The International Monetary Fund (IMF) in its latest analysis shows that CBDCs that facilitate cross-border payments could help reduce the cost of transfers and make sending remittances easier, faster and affordable.

“Faster clearance of cross-border payments would help boost trade within the region and with the rest of the world,” said the IMF.

At least 15 African countries have either announced plans to launch regulated virtual money, or are in the research, development or pilot stage.

According to the Central Bank Digital Currency (CBDC) tracker, four countries – Rwanda, Zambia, Sudan and Uganda have announced their intention to adopt digital currencies in 2022.

Uganda’s Central Bank has been in talks with a UK-headquartered technology company, TemTum on developing a CBDC. Uganda is looking at running its digital currency on a blockchain platform that supports high-value transactions at a cheaper cost.

TemTum boasts of an innovative, advanced blockchain protocol and cryptography that it says is ultra-fast,” quantum secure”, energy-efficient, and highly scalable.

Zambia is also looking at a platform that will address high transaction costs and boost financial inclusivity. The country’s Central Bank expects to complete research by the fourth quarter of 2022.

Kenya and Zimbabwe had both previously announced their intention of adopting digital currencies in 2021 but have yet to do so.
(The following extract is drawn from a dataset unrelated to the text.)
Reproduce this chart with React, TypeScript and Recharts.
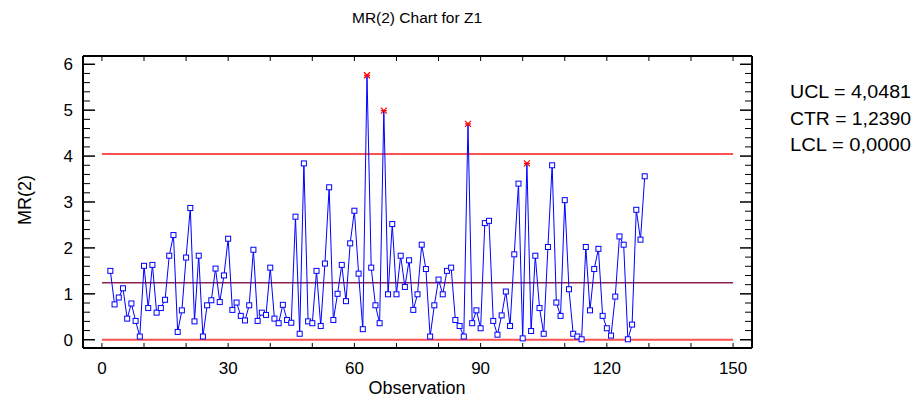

Namibia, Tanzania, Mauritius, Morocco, Egypt, Tunisia and Eswatini are all in the research phase.

Nigeria, meanwhile, is looking to boost adoption of the eNaira with plans to enable millions of feature phone users to access the digital currency via Unstructured Supplementary Service Data (USSD). The currency has recorded a low adoption rate with just below 800,000 users since its launch.

Rhw IMF in its weekly blog said CBDCs could bring financial services to people who previously didn’t have bank accounts, especially if designed for offline use.

“In remote areas without internet access, digital transactions can be made at little or no cost using simple feature phones,” the IMF said.

A total of 10 countries across the world have fully launched a digital currency, following Jamaica’s launch of its JAM-DEX.

The Atlantic Council, an American thinktank, expects that number to expand, with China currently piloting a CBDC and as 50 countries enter the advanced phase of exploration-development, pilot, or launch.